🍂 Falling Into Stillness: What Autumn Teaches Us About Hypnosis and Letting Go
The air feels different now. Cooler. Quieter. The trees outside my window are trading green for gold, and I can almost hear the soft whisper of change in the wind. As I look out, the garden that was once bursting with the bright energy of summer is slowly shedding its many leaves. What’s left are a few determined strawberries still blossoming and a stray tomato plant down by the pool that seems to have a mind of its own — thriving with very little care, as if to remind me that life continues to grow even when we’ve stopped tending it so closely.
My street feels especially lovely this time of year. Neighbors wave from their porches or pause during their evening walks to exchange a friendly hello. There’s a warmth and familiarity here that feels rare and grounding — the kind that makes this place feel like home. The air smells faintly of woodsmoke and fallen leaves, and every so often, I catch the sound of laughter drifting from one house to the next. It’s picturesque in a quiet, simple way — a gentle reminder that beauty often lives right where we are.
I cradle a mug of pumpkin chai tea between my hands, the blanket pulled close around me on the porch, and feel this season’s quiet invitation to pause — to breathe and soften into the rhythm of change. These quiet porch moments are rare these days, with my two little angels running amok from sunrise to bedtime. But even five minutes of stillness feels like a gift — a small window of peace where I can recharge, reflect, and come back to myself before the day calls me back into motion.
Some changes arrive with open arms, welcomed and overdue. Others we resist, unsure of what will follow once we let go. Both kinds shape us.
There’s something almost hypnotic about the way the leaves surrender. They don’t cling. They don’t resist. They simply release when it’s time. Watching them drift to the ground, I’m reminded that nature doesn’t question its timing — it trusts it. And maybe that’s what healing really is: trusting that what’s meant to fall away will, and that what’s left behind is enough.

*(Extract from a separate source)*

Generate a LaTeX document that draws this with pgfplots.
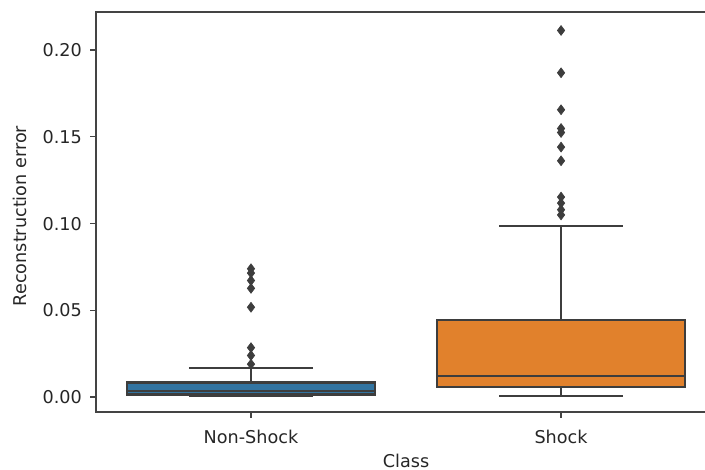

As someone who has spent years studying the subconscious mind and the ways we hold on — to stories, patterns, and pain — I’ve come to see how closely the process of hypnosis mirrors the rhythm of autumn. Both are acts of surrender. Both are invitations inward. And both remind us that peace isn’t found by doing more, but by softening into what already is.
In hypnosis, change happens through permission, not pressure. We don’t force ourselves to heal — we allow it. Just like the trees, we learn to release what no longer serves us: the old beliefs that whisper “not enough,” the anxious habits that keep us busy but unfulfilled, the perfectionism that disguises itself as purpose. In that release, space opens for renewal.

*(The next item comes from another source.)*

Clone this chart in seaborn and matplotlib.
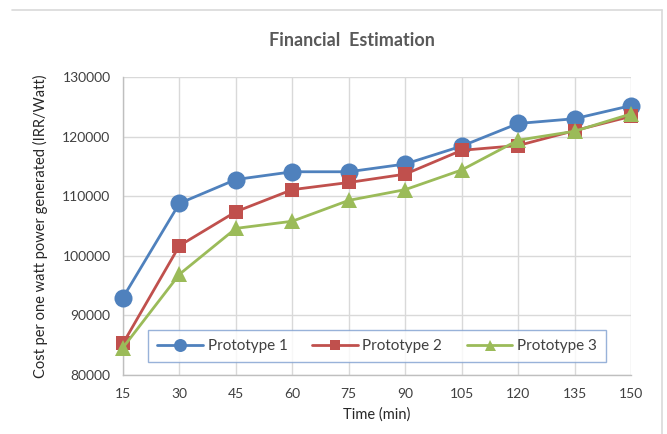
import matplotlib
matplotlib.use("Agg")
import matplotlib.pyplot as plt
import seaborn as sns
import pandas as pd
from matplotlib.lines import Line2D

time_min = [15, 30, 45, 60, 75, 90, 105, 120, 135, 150]
prototype_1 = [93000, 108800, 112800, 114100, 114100, 115400, 118400, 122200, 123000, 125200]
prototype_2 = [85300, 101700, 107400, 111100, 112300, 113700, 117700, 118500, 121000, 123400]
prototype_3 = [84600, 96900, 104600, 105800, 109300, 111100, 114400, 119400, 120900, 123800]
series_names = ["Prototype 1", "Prototype 2", "Prototype 3"]
y_ticks = [80000, 90000, 100000, 110000, 120000, 130000]

sns.set_theme(style="white")
plt.rcParams['font.family'] = ['Lato', 'DejaVu Sans']

frames = []
for name, vals in zip(series_names, [prototype_1, prototype_2, prototype_3]):
    frames.append(pd.DataFrame({"Time": time_min, "Cost": vals, "Series": name}))
df = pd.concat(frames, ignore_index=True)

fig = plt.figure(figsize=(6.67, 4.34), dpi=100)
ax = fig.add_axes([123/667, 59/434, 508/667, 298/434])

colors = {"Prototype 1": "#4F81BD", "Prototype 2": "#C0504D", "Prototype 3": "#9BBB59"}
markers = {"Prototype 1": "o", "Prototype 2": "s", "Prototype 3": "^"}
msizes = {"Prototype 1": 13, "Prototype 2": 10.5, "Prototype 3": 11}

for name in series_names:
    sub = df[df["Series"] == name]
    sns.lineplot(data=sub, x="Time", y="Cost", ax=ax, color=colors[name],
                 marker=markers[name], markersize=msizes[name], markeredgewidth=0,
                 linewidth=2.0, label=name, clip_on=False, zorder=3)

ax.set_xlim(15, 150)
ax.set_ylim(80000, 130000)
ax.set_xticks(time_min)
ax.set_yticks(y_ticks)
ax.grid(True, color="#D9D9D9", linewidth=1.0)
ax.set_axisbelow(True)
for s in ["top", "right"]:
    ax.spines[s].set_visible(False)
for s in ["left", "bottom"]:
    ax.spines[s].set_color("#BFBFBF")
    ax.spines[s].set_linewidth(1.0)
ax.tick_params(axis="both", length=0, labelsize=10, colors="#404040")
ax.tick_params(axis="x", pad=9)
ax.tick_params(axis="y", pad=9)

ax.set_xlabel("Time (min)", fontsize=10.5, color="#262626", labelpad=6)
ax.set_ylabel("Cost per one watt power generated (IRR/Watt)", fontsize=10.5, color="#262626", labelpad=10)
fig.text(352/667, 1 - 41/434, "Financial  Estimation", ha="center", va="center",
         fontsize=13, fontweight="bold", color="#595959")

leg = ax.legend(loc="center", bbox_to_anchor=(0.5, 0.097), ncol=3, frameon=True,
                fancybox=False, fontsize=11, handlelength=3.0, columnspacing=1.6,
                borderpad=0.6, handletextpad=0.3, markerscale=0.72)
leg.get_frame().set_edgecolor("#7F9FD0")
leg.get_frame().set_linewidth(1.0)
for t in leg.get_texts():
    t.set_color("#404040")

# chart outer border (top and right edges visible)
fig.add_artist(Line2D([12/667, 662/667], [1 - 10/434, 1 - 10/434], transform=fig.transFigure,
                      color="#D9D9D9", linewidth=1.2))
fig.add_artist(Line2D([662/667, 662/667], [0, 1 - 10/434], transform=fig.transFigure,
                      color="#D9D9D9", linewidth=1.2))

fig.savefig("out.png", dpi=100)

Autumn is, in many ways, the season of the subconscious. It’s reflective and quiet — a time when nature sheds the outer layers to nurture what’s underneath. During hypnosis, the brain enters this same kind of stillness. The waves slow, awareness deepens, and the mind becomes fertile soil for new patterns to take root. Healing doesn’t always happen in the doing — often, it’s in the being.

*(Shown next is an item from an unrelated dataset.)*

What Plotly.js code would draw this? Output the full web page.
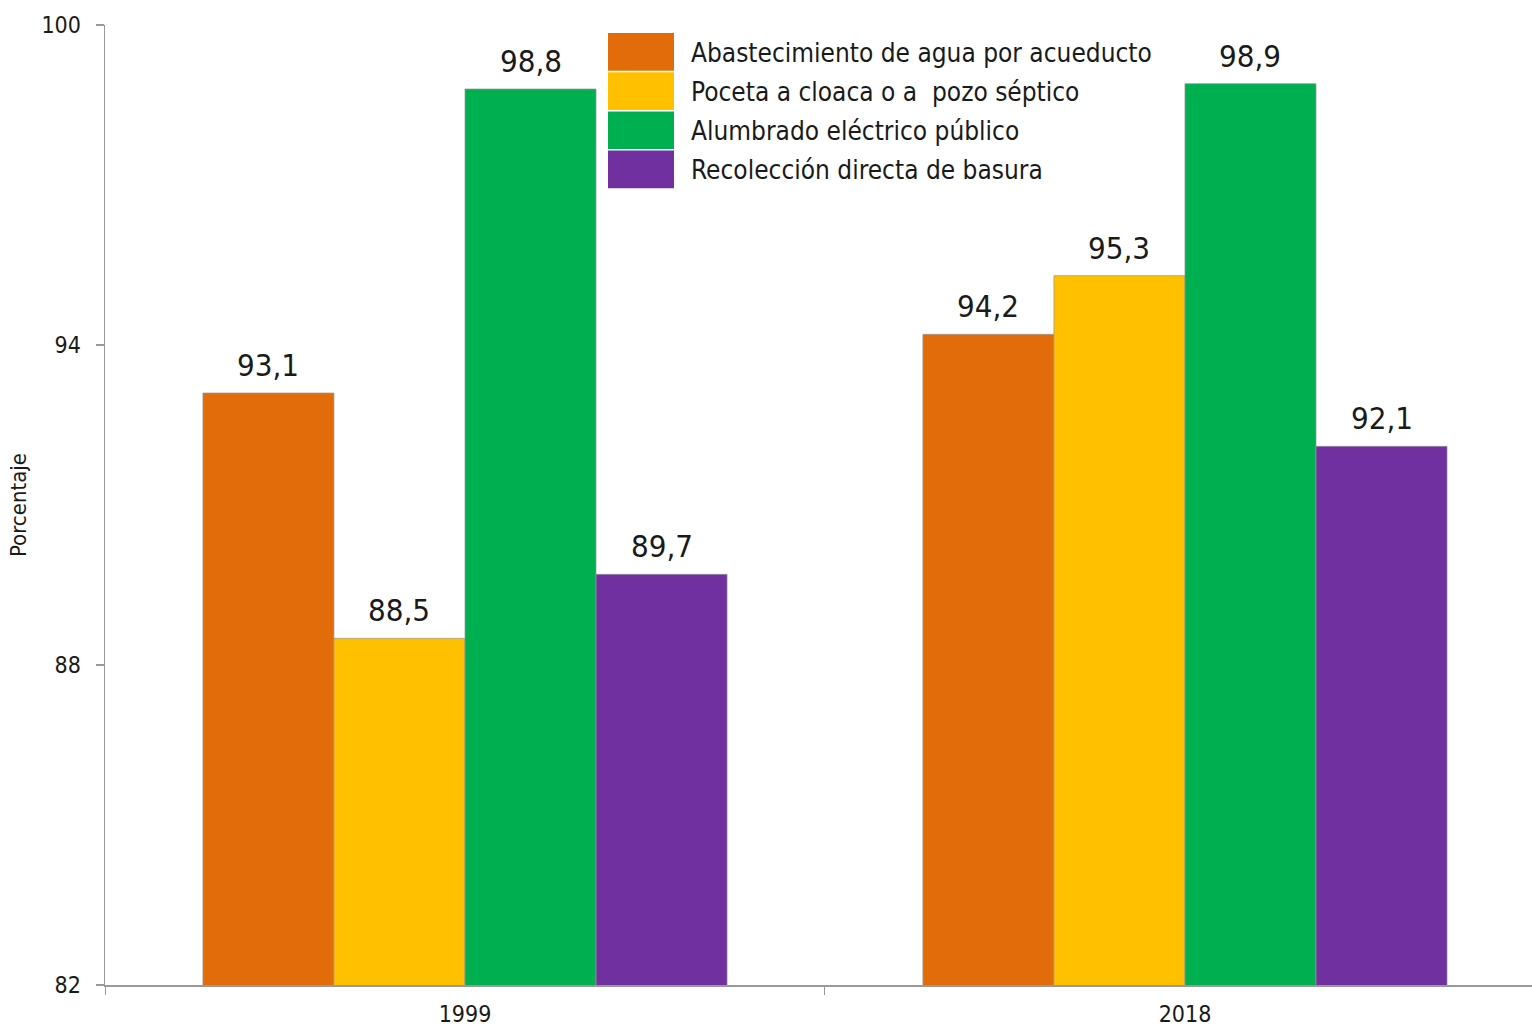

Our subconscious, like the soil beneath fallen leaves, is where transformation takes place unseen. It’s where integration happens. Where the self you’re becoming quietly starts to bloom, long before anyone else can see it.
So as the days grow shorter and the air grows crisp, I invite you to take a moment to reflect:
What are you ready to release this season?
What thoughts, stories, or habits have served their purpose and are now ready to fall away?
Take a slow, steady breath. Imagine the wind carrying away one thing you’ve been holding too tightly. Watch it drift away like a leaf — effortless, graceful, free. Notice what peace feels like underneath.
This is what hypnosis teaches us — that deep within stillness, change begins. It reminds us that our bodies and minds already know how to restore balance once we stop resisting the cycles of life.
Just as nature prepares for rest before new growth, we too are meant to slow down, to shed, to prepare for renewal. Hypnosis, much like autumn, offers that sacred pause — a soft place to land before the next chapter unfolds.
So if this season finds you feeling heavy or cluttered by what’s ready to go, give yourself permission to soften. To breathe. To trust the process. Let your healing unfold like the trees — quietly, naturally, beautifully.
Because letting go isn’t the end.
It’s preparation for what comes next.